Tout cela, selon une théorie qui rappelle le Protocole des Sages de Sion qui a précédé des pogroms que personne n’aurait jamais pu imaginer dans l’histoire de l’humanité.

Des politiciens, comme certains chefs religieux et traditionnels, ont répandu cette vision pernicieuse. Parallèlement, les réseaux sociaux sont devenus des autoroutes où la haine se distille facilement. Or, ce qui est grave, c’est que cette vision est devenue le courant dominant en RDC et tout homme de bonne volonté peut le vérifier. Et selon ce point de vue, les gens ne sont pas jugés par leurs actes, mais par qui ils sont. Le crime de morphologie, de ressemblance à la race détestée, est un crime, suivi de plus en plus souvent de la peine de mort pratiquée par des groupes d’extrémistes surexcités et manipulés. Les tueries et les massacres sont de plus en plus fréquents dans tout le pays, notamment dans certaines villes des régions de l’Est, comme Butembo.
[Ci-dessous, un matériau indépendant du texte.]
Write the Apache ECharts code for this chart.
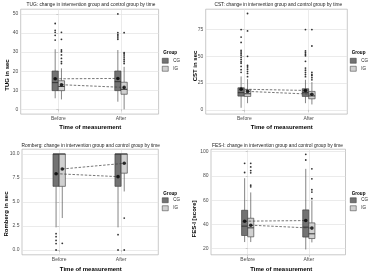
<!DOCTYPE html>
<html>
<head>
<meta charset="UTF-8">
<title>Change in intervention group and control group by time</title>
<script src="https://cdn.jsdelivr.net/npm/echarts@6/dist/echarts.min.js"></script>
<style>
  html, body { margin: 0; padding: 0; background: #fff; }
  #chart { width: 370px; height: 277px; }
</style>
</head>
<body>
<div id="chart"></div>
<script>
// categories
const groups = ['CG', 'IG'];
const timeLabels = ['Before', 'After'];

// TUG: [min whisker, Q1, median, Q3, max whisker] for Before, After
const tugCG = [[5.8, 9.8, 14, 20.1, 31.5], [4.0, 9.8, 14.5, 20.1, 31.1]];
const tugIG = [[5.2, 9.8, 12, 15.0, 21.5], [0, 7.9, 10.5, 14.2, 22.3]];
const tugMeanCG = [16.0, 16.2];
const tugMeanIG = [12.9, 11.5];
const tugOutCG = [[45, 41.4, 40.4, 38.8, 36.3], [50, 40.2, 39.1, 38.4, 37.5, 36.7]];
const tugOutIG = [[40.4, 36.7, 31.1, 30.2, 28.5, 26.7, 25, 24], [40.2, 29.7, 29, 28, 27, 26, 25, 24]];
const tugTicks = [0, 10, 20, 30, 40, 50];

// CST
const cstCG = [[1.9, 12.8, 16, 20.6, 31.2], [6.2, 12.5, 16, 19.7, 28.1]];
const cstIG = [[6.2, 12.5, 15, 18.7, 28.7], [5, 10.3, 13, 17.2, 25.9]];
const cstMeanCG = [19.3, 18.1];
const cstMeanIG = [17.2, 14.6];
const cstOutCG = [[75, 68, 63, 55.6, 54, 52.5, 51, 49, 47, 45, 43.5, 40.5, 37.5, 35],
                  [75, 55, 53.5, 52, 50.5, 45.3, 39, 37, 35, 33, 31]];
const cstOutIG = [[90, 73.7, 50, 41.5, 40, 38, 36, 34, 31], [75, 59.6, 35, 33, 32, 30, 28]];
const cstTicks = [0, 25, 50, 75];

// Romberg
const romCG = [[2.36, 6.63, 10, 10, 10], [2.36, 6.63, 10, 10, 10]];
const romIG = [[3.33, 6.63, 10, 10, 10], [6.1, 8.0, 10, 10, 10]];
const romMeanCG = [7.95, 7.64];
const romMeanIG = [8.44, 9.03];
const romOutCG = [[1.7, 1.39, 1.0, 0.67, 0], [1.6, 0]];
const romOutIG = [[0.7], [3.33, 0]];
const romTicks = [0, 2.5, 5, 7.5, 10];

// FES-I
const fesCG = [[25.5, 30.9, 38.6, 51.7, 78.1], [19.4, 29.6, 37.8, 52, 85.8]];
const fesIG = [[25.5, 29.8, 37.2, 45.1, 66.4], [25.2, 28.4, 32.3, 41.3, 59.6]];
const fesMeanCG = [42.7, 43.2];
const fesMeanIG = [39.4, 37];
const fesOutCG = [[90.4, 82.8], [97.8, 93.1]];
const fesOutIG = [[90.4, 87.4, 84.4, 82.5, 72.4, 71], [85.8, 77.6, 68.6, 66.7, 61.2]];
const fesTicks = [20, 40, 60, 80, 100];

const font = '"Liberation Sans", Arial, sans-serif';
const fills = { CG: '#737373', IG: '#d0d0d0' };
const dodge = 0.05;   // half of dodge width, in x units
const boxW = 0.1;

const panels = [
  { title: 'TUG: change in intervention group and control group by time', yName: 'TUG in sec',
    box: [tugCG, tugIG], mean: [tugMeanCG, tugMeanIG], out: [tugOutCG, tugOutIG], ticks: tugTicks,
    grid: { left: 20.7, top: 9.2, width: 137.9, height: 104.9 }, yMin: -2.5, yMax: 52.5,
    titlePos: [91, 5], yNamePos: [7, 75], xNamePos: [90.3, 127.7], legendPos: [162, 58], groupPos: [163.3, 52.7] },
  { title: 'CST: change in intervention group and control group by time', yName: 'CST in sec',
    box: [cstCG, cstIG], mean: [cstMeanCG, cstMeanIG], out: [cstOutCG, cstOutIG], ticks: cstTicks,
    grid: { left: 205.7, top: 9.2, width: 141.6, height: 104.9 }, yMin: -4, yMax: 94,
    titlePos: [278.3, 5], yNamePos: [195, 66], xNamePos: [281.7, 127.7], legendPos: [350, 58], groupPos: [351.7, 52.7] },
  { title: 'Romberg: change in intervention group and control group by time', yName: 'Romberg in sec',
    box: [romCG, romIG], mean: [romMeanCG, romMeanIG], out: [romOutCG, romOutIG], ticks: romTicks, dec: 1,
    grid: { left: 22, top: 149.2, width: 136.3, height: 105.6 }, yMin: -0.5, yMax: 10.5,
    titlePos: [90.8, 145.3], yNamePos: [6, 214], xNamePos: [90.8, 269], legendPos: [162, 197.5], groupPos: [163.3, 193.7] },
  { title: 'FES-I: change in intervention group and control group by time', yName: 'FES-I [score]',
    box: [fesCG, fesIG], mean: [fesMeanCG, fesMeanIG], out: [fesOutCG, fesOutIG], ticks: fesTicks,
    grid: { left: 211, top: 149.2, width: 134.5, height: 105.6 }, yMin: 15, yMax: 102,
    titlePos: [277.5, 145.3], yNamePos: [194.5, 219], xNamePos: [281.2, 269], legendPos: [350, 197.5], groupPos: [351.7, 194] }
];

function renderBox(params, api) {
  const x = api.value(0);
  const g = api.value(6);
  const pMin = api.coord([x, api.value(1)]);
  const pQ1 = api.coord([x, api.value(2)]);
  const pMed = api.coord([x, api.value(3)]);
  const pQ3 = api.coord([x, api.value(4)]);
  const pMax = api.coord([x, api.value(5)]);
  const xl = api.coord([x - boxW / 2, 0])[0];
  const xr = api.coord([x + boxW / 2, 0])[0];
  const line = { stroke: '#333', lineWidth: 0.6 };
  return {
    type: 'group',
    children: [
      { type: 'line', shape: { x1: pMax[0], y1: pMax[1], x2: pQ3[0], y2: pQ3[1] }, style: line },
      { type: 'line', shape: { x1: pQ1[0], y1: pQ1[1], x2: pMin[0], y2: pMin[1] }, style: line },
      { type: 'rect', shape: { x: xl, y: pQ3[1], width: xr - xl, height: pQ1[1] - pQ3[1] },
        style: { fill: fills[groups[g]], stroke: '#333', lineWidth: 0.6 } },
      { type: 'line', shape: { x1: xl, y1: pMed[1], x2: xr, y2: pMed[1] }, style: { stroke: '#333', lineWidth: 1 } }
    ]
  };
}

const grid = [], xAxis = [], yAxis = [], series = [], legend = [], graphic = [];

panels.forEach(function (p, i) {
  grid.push(Object.assign({ show: true, borderColor: '#b3b3b3', borderWidth: 0.7, backgroundColor: '#fff',
    outerBoundsMode: 'none', containLabel: false }, p.grid));

  xAxis.push({
    gridIndex: i, type: 'value', min: -0.6, max: 1.6,
    axisLine: { show: false },
    axisTick: { show: true, customValues: [0, 1], length: 2, lineStyle: { color: '#b3b3b3', width: 0.6 } },
    axisLabel: { customValues: [0, 1], formatter: v => timeLabels[Math.round(v)],
      fontSize: 5, color: '#4d4d4d', margin: 2.5, fontFamily: font },
    splitLine: { show: true, lineStyle: { color: '#e3e3e3', width: 0.7 } }
  });

  yAxis.push({
    gridIndex: i, type: 'value', min: p.yMin, max: p.yMax,
    axisLine: { show: false },
    axisTick: { show: true, customValues: p.ticks, length: 2, lineStyle: { color: '#b3b3b3', width: 0.6 } },
    axisLabel: { customValues: p.ticks, formatter: v => p.dec ? v.toFixed(p.dec) : String(v),
      fontSize: 5, color: '#4d4d4d', margin: 2.5, fontFamily: font },
    splitLine: { show: true, lineStyle: { color: '#e3e3e3', width: 0.7 } }
  });

  groups.forEach(function (g, gi) {
    const off = gi === 0 ? -dodge : dodge;
    series.push({
      type: 'custom', name: g, xAxisIndex: i, yAxisIndex: i,
      itemStyle: { color: fills[g] },
      renderItem: renderBox,
      encode: { x: 0, y: [1, 2, 3, 4, 5] },
      data: p.box[gi].map((b, t) => [t + off].concat(b, [gi])),
      z: 3
    });
    const outs = [];
    p.out[gi].forEach((list, t) => list.forEach(v => outs.push([t + off, v])));
    series.push({
      type: 'scatter', xAxisIndex: i, yAxisIndex: i, symbolSize: 1.8,
      itemStyle: { color: '#000' }, data: outs, z: 4, silent: true
    });
    series.push({
      type: 'line', xAxisIndex: i, yAxisIndex: i, symbol: 'none',
      lineStyle: { color: '#3c3c3c', width: 0.7, type: [2.5, 1.6] },
      data: p.mean[gi].map((v, t) => [t + off, v]), z: 5, silent: true
    });
    series.push({
      type: 'scatter', xAxisIndex: i, yAxisIndex: i, symbolSize: 3.6,
      itemStyle: { color: '#000' },
      data: p.mean[gi].map((v, t) => [t + off, v]), z: 6, silent: true
    });
  });

  legend.push({
    left: p.legendPos[0], top: p.legendPos[1], orient: 'vertical', icon: 'rect',
    itemWidth: 6, itemHeight: 5, itemGap: 2.5, padding: 0,
    textStyle: { fontSize: 4.5, color: '#222', fontFamily: font },
    data: groups.map(g => ({ name: g, itemStyle: { color: fills[g], borderColor: '#333', borderWidth: 0.5 } }))
  });

  graphic.push(
    { type: 'text', x: p.titlePos[0], y: p.titlePos[1],
      style: { text: p.title, fontSize: 4.8, fontFamily: font, fill: '#1a1a1a', align: 'center', verticalAlign: 'middle' } },
    { type: 'text', x: p.yNamePos[0], y: p.yNamePos[1], rotation: Math.PI / 2,
      style: { text: p.yName, fontSize: 6, fontWeight: 'bold', fontFamily: font, fill: '#000', align: 'center', verticalAlign: 'middle' } },
    { type: 'text', x: p.xNamePos[0], y: p.xNamePos[1],
      style: { text: 'Time of measurement', fontSize: 6, fontWeight: 'bold', fontFamily: font, fill: '#000', align: 'center', verticalAlign: 'middle' } },
    { type: 'text', x: p.groupPos[0], y: p.groupPos[1],
      style: { text: 'Group', fontSize: 4.6, fontWeight: 'bold', fontFamily: font, fill: '#000', align: 'left', verticalAlign: 'middle' } }
  );
});

const chart = echarts.init(document.getElementById('chart'), null, { renderer: 'canvas' });
chart.setOption({
  animation: false,
  backgroundColor: '#fff',
  grid: grid, xAxis: xAxis, yAxis: yAxis, series: series, legend: legend, graphic: graphic
});
window.addEventListener('resize', function () { chart.resize(); });
</script>
</body>
</html>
Pour justifier ces actes de génocide, la victime est transformée en auteur, accusé de tous les maux. Stratégies et voies de solution. Faire du peuple l’artisan de son destin Face à l’échec des solutions adoptées par ladite communauté internationale, il convient de se demander s’il ne faut pas se concentrer sur la capacité populaire à créer les conditions de la paix.

Il s’agirait de faire du peuple l’artisan de son destin

Comme l’affirme saint Paul VI: “La paix ne se réduit pas à l’absence de guerre, car elle est le résultat d’un rapport de forces qui reste précaire. La paix se construit jour après jour dans la recherche de l’ordre voulu par Dieu qui comporte une plus grande justice entre les hommes” (Populorum Progressio – Lettre encyclique sur le développement des peuples, 1967).

C’est pourquoi, sans une lutte permanente et approfondie contre le tribalisme, il n’y aura pas de paix. D’autre part, le pape François, toujours à Nairobi en 2015, avait prédit : « Si vous ne dialoguez pas, il y aura toujours du tribalisme et des divisions, comme une graine malsaine qui se développe dans la société. Vaincre le tribalisme est un travail de tous les jours, un travail d’écoute de l’Autre et d’ouverture des cœurs et des mains, des poignées de main, l’un à l’autre ». Les tribus sont appelées à fusionner pour former la nation et ce processus de nationalisation des peuples aurait dû être une priorité après les indépendances africaines. Cela a bien fonctionné dans un pays comme la Tanzanie de Julius Nyerere, mais cela n’a jamais commencé en RDC. Il nous faut élaborer un ensemble de théories pour subsumer, sans les renier totalement, les identités tribales dans l’identité nationale. Qui pourrait le faire ? L’instance qui pourrait faire du peuple le protagoniste de sa propre sécurité et de sa paix devrait avoir comme principale exigence l’identification du tribalisme comme cause principale de la violence et de la guerre. Pour être des bâtisseurs de paix, le dialogue est nécessaire entre ceux qui font la guerre et ceux qui s’affrontent dans une situation d’inimitié, et ce dialogue doit être fondé sur la réconciliation, la justice et le pardon. Si la reconstruction de l’État sera un processus long et laborieux, nous pourrions commencer par réunir des hommes de bonne volonté, religieux et autres, dans une série de Commissions Justice et Paix à organiser dans les différents diocèses. Et de les développer dans l’esprit né avec la Populorum Progressio de saint Paul VI, qui coïncide avec les enseignements du Saint-Père.